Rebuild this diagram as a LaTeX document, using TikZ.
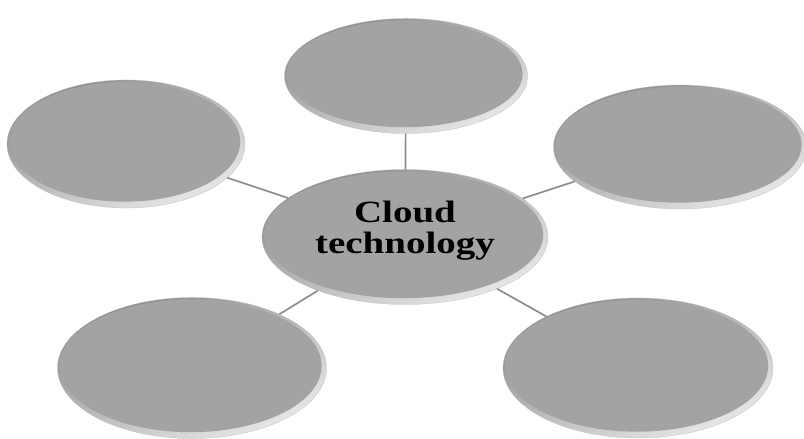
\documentclass[tikz,border=0pt]{standalone}
\usepackage{fontspec}
\setmainfont{Liberation Serif}
\usepackage{graphicx}
\usetikzlibrary{shapes.geometric}
\definecolor{facegray}{RGB}{163,163,163}
\definecolor{rimdark}{RGB}{140,140,140}
\definecolor{rimlight}{RGB}{232,232,232}
\definecolor{linkgray}{RGB}{140,140,140}
\tikzset{
  disc/.style 2 args = {ellipse, inner sep=0pt, minimum width=#1, minimum height=#2,
    draw=black!25, line width=0.2pt,
    top color=rimdark, bottom color=rimlight, shading angle=25,
    path picture={\fill[facegray] ([xshift=-1pt,yshift=1.5pt]path picture bounding box.center)
      ellipse [x radius=#1/2-2.5pt, y radius=#2/2-3pt];}},
  link/.style = {draw=linkgray, line width=1.2pt},
  hublabel/.style = {inner sep=0pt, font=\fontsize{22}{21.3}\selectfont\bfseries}
}

\begin{document}
\begin{tikzpicture}[x=0.025cm, y=-0.025cm]
  \useasboundingbox (0,0) rectangle (804,439);

  \node[disc={6.075cm}{2.875cm}] (top) at (406,76) {};
  \node[disc={5.95cm}{3.2cm}] (nw) at (126,144) {};
  \node[disc={6.325cm}{3.1cm}] (ne) at (680,147) {};
  \node[disc={6.725cm}{3.525cm}] (sw) at (192,368) {};
  \node[disc={6.75cm}{3.5cm}] (se) at (638,368) {};
  \node[disc={7.15cm}{3.375cm}] (hub) at (405,237) {};

  % spokes
  \foreach \n in {top, nw, ne, sw, se}
    \draw[link] (hub) -- (\n);

  \node[hublabel] (hubtext) at ([yshift=3.6pt]hub.center)
    {\scalebox{1.26}[1]{\begin{tabular}{@{}c@{}}Cloud\\technology\end{tabular}}};
\end{tikzpicture}
\end{document}
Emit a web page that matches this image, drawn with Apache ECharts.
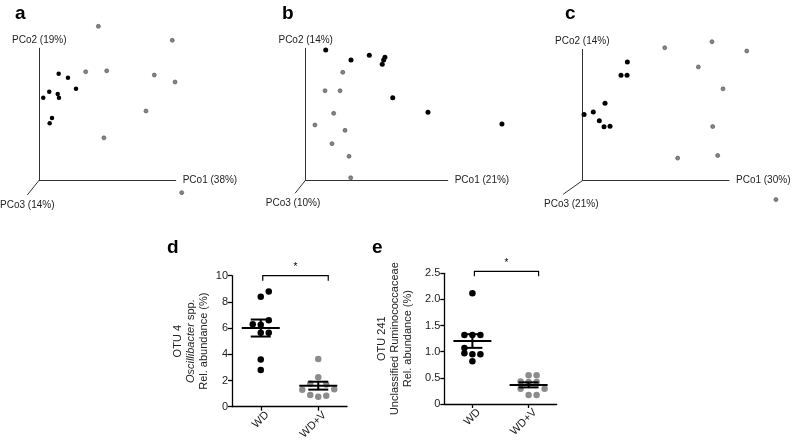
<!DOCTYPE html>
<html><head><meta charset="utf-8">
<script src="https://cdn.jsdelivr.net/npm/echarts@6/dist/echarts.min.js"></script>
<style>html,body{margin:0;padding:0;background:#fff}#c{width:794px;height:446px}</style>
</head><body><div id="c"></div>
<script>
// ---------- DATA ----------
// PCoA panels: [PCo1, PCo2] projected positions, in % of the drawn axis length
const aBlack = [[14.2,80.7],[21.0,77.7],[26.9,69.3],[7.3,67.0],[2.9,62.5],[13.5,65.3],[14.4,62.5],[9.3,47.1],[7.6,43.1]];
const aGrey  = [[43.3,116.7],[97.5,106.1],[34.0,82.2],[49.4,82.9],[84.3,79.7],[99.5,74.4],[78.2,52.4],[47.4,32.0],[104.4,-9.6]];
const bBlack = [[14.1,98.7],[31.9,91.1],[44.8,94.7],[55.8,93.2],[54.9,91.1],[53.9,87.8],[61.3,62.4],[86.1,51.4],[138.2,42.5]];
const bGrey  = [[26.1,81.8],[13.6,67.8],[24.2,67.8],[19.7,50.6],[6.5,41.8],[27.7,37.7],[18.5,27.6],[30.5,18.0],[31.7,1.7]];
const cBlack = [[30.7,90.4],[26.4,80.3],[30.5,80.3],[15.5,59.0],[7.5,52.2],[1.2,50.3],[11.6,45.6],[14.8,41.0],[18.9,41.5]];
const cGrey  = [[56.2,101.2],[88.4,105.8],[112.1,98.7],[79.1,86.6],[95.9,69.9],[88.9,41.2],[65.0,17.2],[92.3,19.2],[132.0,-14.4]];
const axisNamesA = ['PCo1 (38%)','PCo2 (19%)','PCo3 (14%)'];
const axisNamesB = ['PCo1 (21%)','PCo2 (14%)','PCo3 (10%)'];
const axisNamesC = ['PCo1 (30%)','PCo2 (14%)','PCo3 (21%)'];

// Dot plots
const groups = ['WD','WD+V'];
const dWD   = [8.8,8.4,6.6,6.3,6.25,5.65,5.65,3.6,2.8];
const dWDV  = [3.64,2.24,1.75,1.7,1.33,1.3,0.89,0.76,0.84];
const eWD   = [2.12,1.32,1.32,1.32,1.07,0.97,0.95,0.95,0.82];
const eWDV  = [0.55,0.55,0.43,0.42,0.42,0.29,0.29,0.17,0.17];
const dTicks = [0,2,4,6,8,10];
const eTicks = [0,0.5,1.0,1.5,2.0,2.5];
// dot column (jitter) slots, layout only
const dWDcol  = [1,0,1,-1,0,0,1,0,0];
const dWDVcol = [0,0,-1,1,2,-2,-1,0,1];
const eWDcol  = [0,-1,0,1,-1,-1,0,1,0];
const eWDVcol = [0,1,-1,0,1,2,-1,0,1];

// ---------- HELPERS ----------
const FF = 'Liberation Sans, Arial, Helvetica, sans-serif';
function meanSem(v){const n=v.length;const m=v.reduce((a,b)=>a+b,0)/n;
  const sd=Math.sqrt(v.reduce((a,b)=>a+(b-m)*(b-m),0)/(n-1));return [m, sd/Math.sqrt(n)];}

const grids = [
  {left:39.3, top:48.3, width:136.4, height:131.7},
  {left:305.7, top:48.3, width:142, height:131.7},
  {left:582.3, top:49.3, width:146.7, height:131.4},
  {left:232, top:275.7, width:115, height:131},
  {left:444.3, top:273.3, width:112.4, height:130.7}
];
const xAxes=[], yAxes=[], series=[];
const topPanels = [
  {black:aBlack, grey:aGrey, names:axisNamesA, diag:[-8.8,-11.4], off:0, bs:4.5},
  {black:bBlack, grey:bGrey, names:axisNamesB, diag:[-7.5,-10.1], off:-2, bs:5},
  {black:cBlack, grey:cGrey, names:axisNamesC, diag:[-13.0,-10.3], off:8, bs:5}
];
topPanels.forEach((p,i)=>{
  xAxes.push({gridIndex:i,type:'value',min:0,max:100,name:p.names[0],nameLocation:'end',nameGap:7,
    nameTextStyle:{fontSize:10,color:'#222',fontFamily:FF},
    axisLine:{show:true,onZero:false,lineStyle:{color:'#333',width:1}},axisTick:{show:false},axisLabel:{show:false},splitLine:{show:false}});
  yAxes.push({gridIndex:i,type:'value',min:0,max:100,name:p.names[1],nameLocation:'end',nameGap:3,
    nameTextStyle:{fontSize:10,color:'#222',fontFamily:FF,align:'center'},
    axisLine:{show:true,onZero:false,lineStyle:{color:'#333',width:1}},axisTick:{show:false},axisLabel:{show:false},splitLine:{show:false}});
  // third (PCo3) axis drawn as an oblique line from the origin
  series.push({type:'custom',xAxisIndex:i,yAxisIndex:i,silent:true,clip:false,
    data:[[0,0,p.diag[0],p.diag[1]]],
    renderItem:(params,api)=>{
      const o=api.coord([api.value(0),api.value(1)]);
      const e=api.coord([api.value(2),api.value(3)]);
      return {type:'group',children:[
        {type:'line',shape:{x1:o[0],y1:o[1],x2:e[0],y2:e[1]},style:{stroke:'#333',lineWidth:1}},
        {type:'text',style:{text:p.names[2],x:e[0]+p.off,y:e[1]+5,align:'center',verticalAlign:'top',
          fontSize:10,fill:'#222',fontFamily:FF}}]};
    }});
  series.push({type:'scatter',xAxisIndex:i,yAxisIndex:i,clip:false,symbolSize:4,
    itemStyle:{color:'#858585',borderColor:'#4a4a4a',borderWidth:0.6,opacity:1},data:p.grey});
  series.push({type:'scatter',xAxisIndex:i,yAxisIndex:i,clip:false,symbolSize:p.bs,
    itemStyle:{color:'#000',opacity:1},data:p.black});
});

const dotPanels = [
  {wd:dWD, wdv:dWDV, wdc:dWDcol, wdvc:dWDVcol, max:10, interval:2, gap:22,
   name:'OTU 4\n{it|Oscillibacter} spp.\nRel. abundance (%)', fmt:v=>String(v), by:0},
  {wd:eWD, wdv:eWDV, wdc:eWDcol, wdvc:eWDVcol, max:2.5, interval:0.5, gap:30,
   name:'OTU 241\nUnclassified Ruminococcaceae\nRel. abundance (%)', fmt:v=>v===0?'0':v.toFixed(1), by:-2}
];
dotPanels.forEach((p,k)=>{
  const i=k+3;
  xAxes.push({gridIndex:i,type:'category',data:groups,boundaryGap:true,
    axisLine:{show:true,lineStyle:{color:'#000',width:1.3}},
    axisTick:{show:true,alignWithLabel:true,length:4,lineStyle:{color:'#000',width:1.3}},
    axisLabel:{rotate:45,fontSize:11,color:'#222',fontFamily:FF,margin:13,padding:[0,-9,0,0]},splitLine:{show:false}});
  yAxes.push({gridIndex:i,type:'value',min:0,max:p.max,interval:p.interval,
    name:p.name,nameLocation:'middle',nameGap:p.gap,nameRotate:90,
    nameTextStyle:{fontSize:11,lineHeight:13,color:'#222',fontFamily:FF,
      rich:{it:{fontStyle:'italic',fontSize:11,lineHeight:13,color:'#222',fontFamily:FF}}},
    axisLine:{show:true,lineStyle:{color:'#000',width:1.3}},
    axisTick:{show:true,length:4,lineStyle:{color:'#000',width:1.3}},
    axisLabel:{fontSize:11,color:'#222',fontFamily:FF,margin:4,formatter:p.fmt},splitLine:{show:false}});
  series.push({type:'scatter',xAxisIndex:i,yAxisIndex:i,symbolSize:6.5,itemStyle:{color:'#000',opacity:1},
    data:p.wd.map((v,j)=>({value:[0,v],symbolOffset:[p.wdc[j]*8,0]}))});
  series.push({type:'scatter',xAxisIndex:i,yAxisIndex:i,symbolSize:6.5,itemStyle:{color:'#8c8c8c',opacity:1},
    data:p.wdv.map((v,j)=>({value:[1,v],symbolOffset:[p.wdvc[j]*8,0]}))});
  const s1=meanSem(p.wd), s2=meanSem(p.wdv);
  series.push({type:'custom',xAxisIndex:i,yAxisIndex:i,silent:true,z:5,
    data:[[0,s1[0],s1[1]],[1,s2[0],s2[1]]],
    renderItem:(params,api)=>{
      const c=api.coord([api.value(0),api.value(1)]);
      const t=api.coord([api.value(0),api.value(1)+api.value(2)])[1];
      const b=api.coord([api.value(0),api.value(1)-api.value(2)])[1];
      const st={stroke:'#000',lineWidth:2};
      return {type:'group',children:[
        {type:'line',shape:{x1:c[0]-19,y1:c[1],x2:c[0]+19,y2:c[1]},style:st},
        {type:'line',shape:{x1:c[0],y1:t,x2:c[0],y2:b},style:st},
        {type:'line',shape:{x1:c[0]-10,y1:t,x2:c[0]+10,y2:t},style:st},
        {type:'line',shape:{x1:c[0]-10,y1:b,x2:c[0]+10,y2:b},style:st}]};
    }});
  series.push({type:'custom',xAxisIndex:i,yAxisIndex:i,silent:true,z:5,clip:false,
    data:[[0,1,p.max]],
    renderItem:(params,api)=>{
      const l=api.coord([api.value(0),api.value(2)]);
      const r=api.coord([api.value(1),api.value(2)]);
      const x1=l[0]+2, x2=r[0]+10, y=l[1]+p.by;
      return {type:'group',children:[
        {type:'polyline',shape:{points:[[x1,y+5],[x1,y],[x2,y],[x2,y+5]]},style:{stroke:'#000',lineWidth:1.2,fill:null}},
        {type:'text',style:{text:'*',x:(x1+x2)/2,y:y-3,align:'center',verticalAlign:'bottom',fontSize:10,fill:'#000',fontFamily:FF}}]};
    }});
});

const letters=[['a',15,20],['b',282,20],['c',565,20],['d',167,254],['e',372,254]];
const chart=echarts.init(document.getElementById('c'),null,{renderer:'canvas'});
chart.setOption({
  animation:false,backgroundColor:'#fff',
  grid:grids, xAxis:xAxes, yAxis:yAxes, series:series,
  graphic:letters.map(l=>({type:'text',left:l[1],top:l[2]-16,
    style:{text:l[0],fontSize:19,fontWeight:'bold',fill:'#000',fontFamily:FF}}))
});
</script></body></html>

• • • •

PROBLEM DESCRIPTION: Look above and copy only the lines from the one holding "Emit a web page" to the one holding "const eWDVcol = [0,1,-1,0,1,2,-1,0,1];", both included, exactly, minus the pictures.

CORRECT OUTPUT:
Emit a web page that matches this image, drawn with Apache ECharts.
<!DOCTYPE html>
<html><head><meta charset="utf-8">
<script src="https://cdn.jsdelivr.net/npm/echarts@6/dist/echarts.min.js"></script>
<style>html,body{margin:0;padding:0;background:#fff}#c{width:794px;height:446px}</style>
</head><body><div id="c"></div>
<script>
// ---------- DATA ----------
// PCoA panels: [PCo1, PCo2] projected positions, in % of the drawn axis length
const aBlack = [[14.2,80.7],[21.0,77.7],[26.9,69.3],[7.3,67.0],[2.9,62.5],[13.5,65.3],[14.4,62.5],[9.3,47.1],[7.6,43.1]];
const aGrey  = [[43.3,116.7],[97.5,106.1],[34.0,82.2],[49.4,82.9],[84.3,79.7],[99.5,74.4],[78.2,52.4],[47.4,32.0],[104.4,-9.6]];
const bBlack = [[14.1,98.7],[31.9,91.1],[44.8,94.7],[55.8,93.2],[54.9,91.1],[53.9,87.8],[61.3,62.4],[86.1,51.4],[138.2,42.5]];
const bGrey  = [[26.1,81.8],[13.6,67.8],[24.2,67.8],[19.7,50.6],[6.5,41.8],[27.7,37.7],[18.5,27.6],[30.5,18.0],[31.7,1.7]];
const cBlack = [[30.7,90.4],[26.4,80.3],[30.5,80.3],[15.5,59.0],[7.5,52.2],[1.2,50.3],[11.6,45.6],[14.8,41.0],[18.9,41.5]];
const cGrey  = [[56.2,101.2],[88.4,105.8],[112.1,98.7],[79.1,86.6],[95.9,69.9],[88.9,41.2],[65.0,17.2],[92.3,19.2],[132.0,-14.4]];
const axisNamesA = ['PCo1 (38%)','PCo2 (19%)','PCo3 (14%)'];
const axisNamesB = ['PCo1 (21%)','PCo2 (14%)','PCo3 (10%)'];
const axisNamesC = ['PCo1 (30%)','PCo2 (14%)','PCo3 (21%)'];

// Dot plots
const groups = ['WD','WD+V'];
const dWD   = [8.8,8.4,6.6,6.3,6.25,5.65,5.65,3.6,2.8];
const dWDV  = [3.64,2.24,1.75,1.7,1.33,1.3,0.89,0.76,0.84];
const eWD   = [2.12,1.32,1.32,1.32,1.07,0.97,0.95,0.95,0.82];
const eWDV  = [0.55,0.55,0.43,0.42,0.42,0.29,0.29,0.17,0.17];
const dTicks = [0,2,4,6,8,10];
const eTicks = [0,0.5,1.0,1.5,2.0,2.5];
// dot column (jitter) slots, layout only
const dWDcol  = [1,0,1,-1,0,0,1,0,0];
const dWDVcol = [0,0,-1,1,2,-2,-1,0,1];
const eWDcol  = [0,-1,0,1,-1,-1,0,1,0];
const eWDVcol = [0,1,-1,0,1,2,-1,0,1];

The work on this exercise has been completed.